Karnataka leads sanitation drive in India. Kolar district is the first zilla panchayat administration to achieve its 100 percent target part of state development goals. As on October 2, 2017, 11 districts out of 30 in Karnataka achieved 100% targets and these districts are considered as free of open defecation. They are Shivamogga, Chikkamagalu, Mandya, Ramanagaram, Kolar, Hassan, Kodagu, Dakshina Kannada, Udupi, Bengaluru Urban and Bengauru Rural.
HK Patil, Minister for Rural Development and Panchayat Raj, Government of Karnataka, said “We are happy to achieve 100% targets in 11 districts out of 30 in the State. Now, we set March 2018 as new target for achiving 100% results for the remaining districts. I am confident that we shall achieve this too.”
On the occasion of Gandhi Jayanthi coinding the completion of three years of Swacch Bharat Mission, Karnataka Chief Minister Siddaramaiah gave an interesting call on all to work towards making sanitation a birth right of all citizens – which has attracted one and all in the State.
Open defecation is the practice of people defecating outside and not into a designated toilet. The term is widely used in literature about water, sanitation, and hygiene (WASH) issues in developing countries. Open defecation causes public health problems in areas where people defecate in fields, urban parks, rivers, and open trenches in close proximity to the living space of others.
Eliminating open defecation is the main aim of improving access to sanitation and is a proposed indicator for sustainable development goals. Even if toilets are available, people still need to be convinced to refrain from open defecation and use toilets. Therefore, the need for behavioural change is critical in addition to the provision of toilets. A preference for open defecation may be due to traditional cultural practices or lack of access to toilets, or both.
Extreme poverty and lack of sanitation are statistically linked. Eliminating open defecation is said to be an important part of development efforts. High levels of open defecation in a country are usually correlated with a high child mortality, as well as high levels of undernutrition, high levels of poverty, and large disparities between rich and poor.

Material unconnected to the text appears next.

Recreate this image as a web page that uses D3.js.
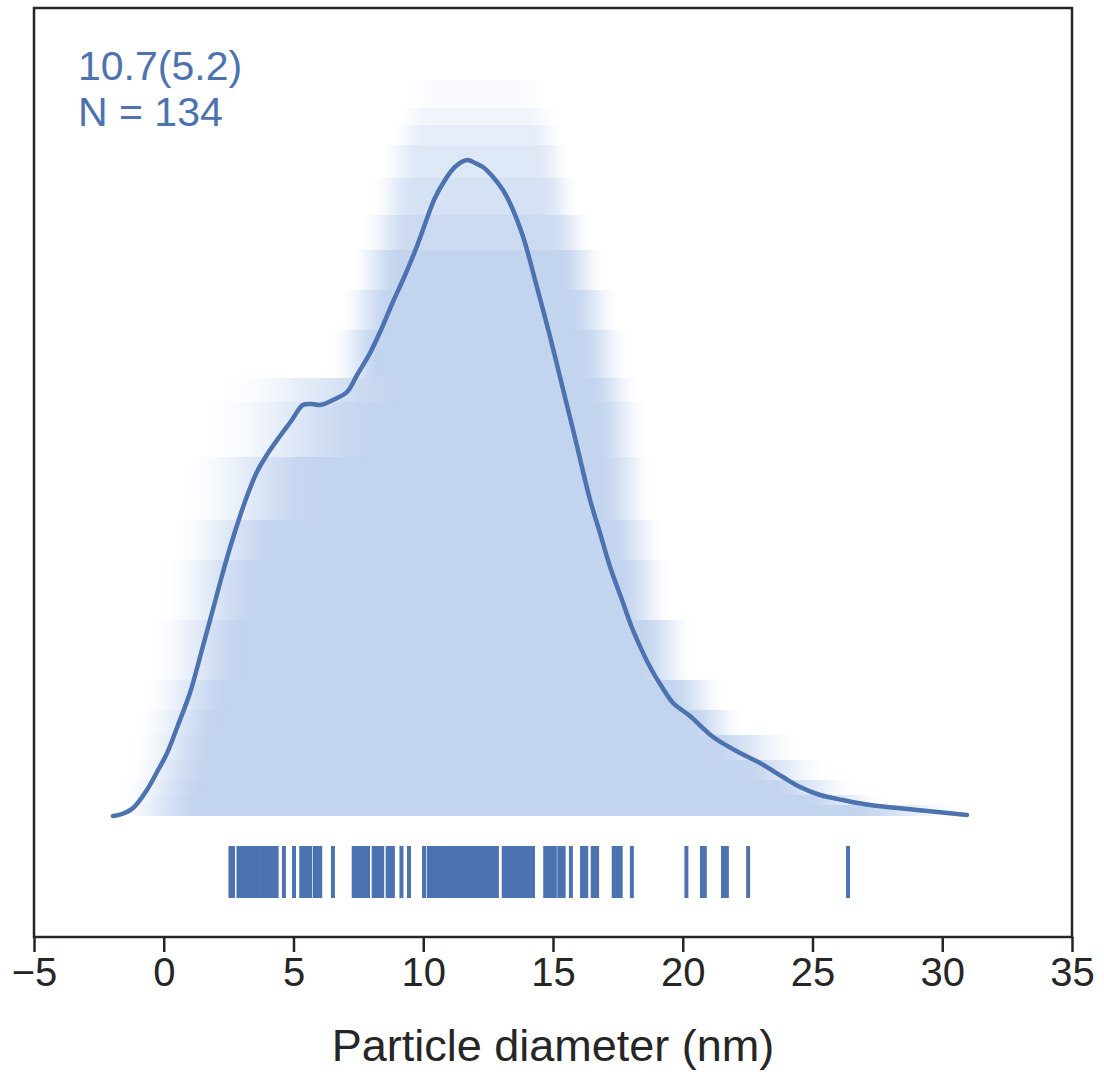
<!DOCTYPE html>
<html>
<head>
<meta charset="utf-8">
<script src="https://cdn.jsdelivr.net/npm/d3@7"></script>
<style>
  body { margin: 0; background: #fff; }
  svg text { font-family: "Liberation Sans", Arial, sans-serif; }
</style>
</head>
<body>
<svg width="1104" height="1076"></svg>
<script>
// density curve: diameter (nm) / density
const curveX = [-1.96, -1.61, -1.18, -0.65, -0.26, 0.13, 0.55, 1.01, 1.47, 1.90, 2.24, 2.55, 2.94, 3.21, 3.59,
  4.02, 4.48, 4.94, 5.36, 5.71, 6.02, 6.52, 7.06, 7.45, 7.95, 8.37, 8.83, 9.30, 9.76, 10.15, 10.45, 10.84,
  11.22, 11.69, 12.00, 12.30, 12.69, 13.07, 13.34, 13.85, 14.38, 14.89, 15.27, 15.85, 16.43, 16.81, 17.20,
  17.66, 18.08, 18.74, 19.20, 19.63, 20.28, 21.17, 22.21, 22.98, 23.86, 24.52, 25.29, 26.17, 27.22, 29.03, 30.95];
const curveY = [0, 0.0002, 0.0008, 0.0026, 0.0044, 0.0063, 0.0091, 0.0123, 0.0166, 0.0207, 0.0240, 0.0268,
  0.0300, 0.0320, 0.0344, 0.0363, 0.0380, 0.0396, 0.0411, 0.0412, 0.0411, 0.0416, 0.0424, 0.0441, 0.0463,
  0.0486, 0.0514, 0.0541, 0.0570, 0.0598, 0.0618, 0.0636, 0.0649, 0.0656, 0.0653, 0.0649, 0.0639, 0.0626,
  0.0613, 0.0579, 0.0529, 0.0479, 0.0439, 0.0378, 0.0316, 0.0283, 0.0249, 0.0216, 0.0186, 0.0149, 0.0129,
  0.0113, 0.0100, 0.0079, 0.0063, 0.0053, 0.0039, 0.0029, 0.0021, 0.0016, 0.0011, 0.0006, 0.0001];

// shaded bands: top level, fade start, solid start, solid end, fade end (nm), strength
const bandTop = [0.0736, 0.0708, 0.0691, 0.0671, 0.0638, 0.0601, 0.0566, 0.0526, 0.0486, 0.0438, 0.0414,
  0.0359, 0.0296, 0.0256, 0.0196, 0.0136, 0.0106, 0.0081, 0.0056, 0.0036, 0.0021, 0.0011];
const bandLo0 = [9.30, 8.91, 8.72, 8.33, 7.95, 7.56, 7.18, 6.79, 6.41, 1.98, 1.40, 0.63, 0.24, -0.14, -0.53,
  -0.92, -1.11, -1.30, -1.49, -1.69, -1.76, -1.88];
const bandLo1 = [10.65, 10.26, 10.07, 9.88, 9.68, 9.49, 9.10, 8.72, 8.33, 9.49, 8.33, 6.02, 4.48, 3.71, 3.13,
  2.55, 2.17, 1.98, 1.78, 1.59, 1.40, 1.40];
const bandHi1 = [13.54, 13.92, 14.12, 14.31, 14.50, 14.89, 15.27, 15.66, 16.04, 16.43, 16.62, 16.81, 17.20,
  17.58, 18.35, 19.51, 20.28, 21.05, 22.21, 23.37, 24.52, 26.45];
const bandHi0 = [14.89, 15.27, 15.46, 15.73, 16.04, 16.50, 17.00, 17.58, 17.97, 18.35, 18.66, 18.93, 19.32,
  19.59, 20.47, 21.63, 22.40, 24.52, 25.68, 26.83, 27.99, 30.88];
const bandAlpha = [0.12, 0.25, 0.4, 0.55, 0.7, 0.85, 1, 1, 1, 1, 1, 1, 1, 1, 1, 1, 1, 1, 1, 1, 1, 1];

// particle diameters (nm) for the rug
const rugValues = [2.57, 2.67, 2.88, 2.95, 3.05, 3.12, 3.21, 3.33, 3.40, 3.52, 3.58, 3.66, 3.79, 3.84, 3.95,
  4.03, 4.10, 4.22, 4.35, 4.63, 5.02, 5.30, 5.38, 5.47, 5.55, 5.64, 5.82, 5.88, 5.96, 6.03, 6.52,
  7.32, 7.41, 7.50, 7.58, 7.67, 7.77, 7.87, 8.09, 8.17, 8.26, 8.33, 8.42, 8.63, 8.70, 8.76, 8.83,
  9.16, 9.45, 10.03, 10.21, 10.27, 10.33, 10.40, 10.47, 10.55, 10.61, 10.68, 10.74, 10.82, 10.88, 10.95,
  11.02, 11.09, 11.15, 11.22, 11.30, 11.36, 11.43, 11.50, 11.56, 11.63, 11.70, 11.77, 11.83, 11.90, 11.97,
  12.04, 12.10, 12.17, 12.24, 12.31, 12.37, 12.44, 12.51, 12.58, 12.65, 12.73, 12.84,
  13.10, 13.17, 13.23, 13.30, 13.37, 13.43, 13.50, 13.56, 13.63, 13.70, 13.76, 13.83, 13.90, 13.96, 14.03,
  14.10, 14.16, 14.23, 14.70, 14.79, 14.88, 14.98, 15.07, 15.24, 15.33, 15.41, 15.69, 16.12, 16.20, 16.28,
  16.53, 16.61, 16.70, 17.34, 17.47, 17.61, 18.04, 20.14, 20.74, 20.85, 21.55, 21.63, 21.70, 22.52, 26.37];

const xTicks = [-5, 0, 5, 10, 15, 20, 25, 30, 35];
const statLines = ['10.7(5.2)', 'N = 134'];
const xTitle = 'Particle diameter (nm)';

const blue = '#4c72b0', shade = 'rgb(195,212,239)', ink = '#262626';

const svg = d3.select('svg');
const plotL = 34, plotR = 1072, plotT = 8, plotB = 937;

const x = d3.scaleLinear().domain([-5, 35]).range([plotL, plotR]);
const y = d3.scaleLinear().domain([0, 0.08]).range([816, 16]);

const defs = svg.append('defs');
const smooth = t => t * t * (3 - 2 * t);

// bands
const bands = bandTop.map((t, i) => ({
  top: t, next: i < bandTop.length - 1 ? bandTop[i + 1] : 0,
  lo0: bandLo0[i], lo1: bandLo1[i], hi1: bandHi1[i], hi0: bandHi0[i], a: bandAlpha[i]
}));

bands.forEach((b, i) => {
  const x0 = x(b.lo0), x1 = x(b.lo1), x2 = x(b.hi1), x3 = x(b.hi0), w = x3 - x0;
  const grad = defs.append('linearGradient')
    .attr('id', 'band' + i)
    .attr('gradientUnits', 'userSpaceOnUse')
    .attr('x1', x0).attr('x2', x3).attr('y1', 0).attr('y2', 0);
  const stops = [];
  for (let k = 0; k <= 10; k++) {
    const t = k / 10;
    stops.push([(x1 - x0) * t / w, b.a * smooth(t)]);
  }
  for (let k = 0; k <= 10; k++) {
    const t = k / 10;
    stops.push([(x2 - x0 + (x3 - x2) * t) / w, b.a * smooth(1 - t)]);
  }
  grad.selectAll('stop').data(stops).enter().append('stop')
    .attr('offset', d => Math.min(1, Math.max(0, d[0])))
    .attr('stop-color', shade)
    .attr('stop-opacity', d => d[1]);
});

svg.append('g').selectAll('rect').data(bands).enter().append('rect')
  .attr('x', d => x(d.lo0))
  .attr('width', d => x(d.hi0) - x(d.lo0))
  .attr('y', d => y(d.top))
  .attr('height', d => y(d.next) - y(d.top))
  .attr('fill', (d, i) => `url(#band${i})`);

// density line
const pts = curveX.map((v, i) => [v, curveY[i]]);
svg.append('path')
  .datum(pts)
  .attr('fill', 'none')
  .attr('stroke', blue)
  .attr('stroke-width', 4.5)
  .attr('stroke-linejoin', 'round')
  .attr('stroke-linecap', 'round')
  .attr('d', d3.line().x(d => x(d[0])).y(d => y(d[1])).curve(d3.curveCatmullRom));

// rug
svg.append('g').selectAll('line').data(rugValues).enter().append('line')
  .attr('x1', d => x(d)).attr('x2', d => x(d))
  .attr('y1', 846).attr('y2', 898)
  .attr('stroke', blue)
  .attr('stroke-width', 4);

// frame
svg.append('rect')
  .attr('x', plotL).attr('y', plotT)
  .attr('width', plotR - plotL).attr('height', plotB - plotT)
  .attr('fill', 'none').attr('stroke', ink).attr('stroke-width', 2.5);

// x axis
const ax = svg.append('g')
  .attr('transform', `translate(0,${plotB})`)
  .call(d3.axisBottom(x).tickValues(xTicks).tickSize(15).tickSizeOuter(0).tickPadding(6));
ax.select('.domain').remove();
ax.selectAll('.tick line').attr('stroke', ink).attr('stroke-width', 2.5);
ax.selectAll('.tick text').attr('fill', ink).style('font-size', '40px');

svg.append('text')
  .attr('x', (x(-5) + x(35)) / 2)
  .attr('y', 1061)
  .attr('text-anchor', 'middle')
  .attr('fill', ink)
  .style('font-size', '45px')
  .text(xTitle);

// stats label
svg.append('g').selectAll('text').data(statLines).enter().append('text')
  .attr('x', 78)
  .attr('y', (d, i) => 80 + i * 46)
  .attr('fill', blue)
  .style('font-size', '41px')
  .text(d => d);
</script>
</body>
</html>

About 892 million people, or 12 percent of the global population, practice open defecation. India has the highest number of people practicing open defecation, nearly 525 million people, or over a third of the population. Most of it occurs in rural areas, where the prevalence is estimated at 56 percent of the population, as opposed to urban areas, where prevalence is estimated at 7 percent.
Swacch Bharat Mission
Swachh Bharat Abhiyan is a campaign by the Government of India to keep the streets, roads and infrastructure of the country’s 4,041 statutory cities and towns and its rural areas clean. The mission is bifurcated into sub-missions as Swachh Bharat Abhiyan (Gramin), under Ministry of Drinking Water and Sanitation, and Swachh Bharat Abhiyan (Urban), under Ministry of Housing and Urban Affairs. It includes ambassadors and activities such as a run, national real-time monitoring and updates from NGOs.
The campaign was officially launched on October 2, 2014 at Rajghat, New Delhi, by Prime Minister Narendra Modi. It is India’s largest ever cleanliness drive with 3 million government employees, especially school and college students from all parts of India, participating in the campaign.
The objectives of Swachh Bharat are to reduce or eliminate open defecation through the construction of individual, cluster and community toilets. The Swachh Bharat mission will also make an initiative of establishing an accountable mechanism of monitoring latrine use. The government is aiming to achieve an Open-Defecation Free (ODF) India by October 2, 2019, the 150th anniversary of the birth of Mahatma Gandhi, by constructing 12 million toilets in rural India, at a projected cost of Rs 1.96 lakh crore.
Sanitation in Karnataka
Belagavi district, which is racing against time to meet its target of building toilets in two lakh households in one year, has successfully completed construction of 40,867 units in five months. It has issued work orders for 95,600 toilets which are expected to be built in the next few months.
The Belagavi Zilla panchayat, implementing the Swachh Bharat Mission, has used some innovative methods to motivate people to build toilets. Officials used Raksha Bandhan where brothers gifted sisters with toilets and organised a felicitation ceremony for pregnant woman who had forced their families to build toilets.
Belagavi has thus become the fifth district in the State to build the highest number of toilets, after Kolar, Davangere, Hassan and Mysuru. While Kolar built 74,854 toilets in this financial year, Davangere built 65,096, Hassan 63,681 and Mysuru 43,410 toilets.
According to R Ramachandran, CEO, Zilla Panchayat, Belagavi District, the credit goes to the people of the district. They realised the ill effects of open defecation and opted for construction and use of toilets.
The CEO monitored the funds allocated and released for construction on a daily basis. ”When the progress was slow, I monitored the transactions twice a day. This was communicated to the taluk officers and panchayat development officers. This helped us speed up the pace of construction,” the CEO added.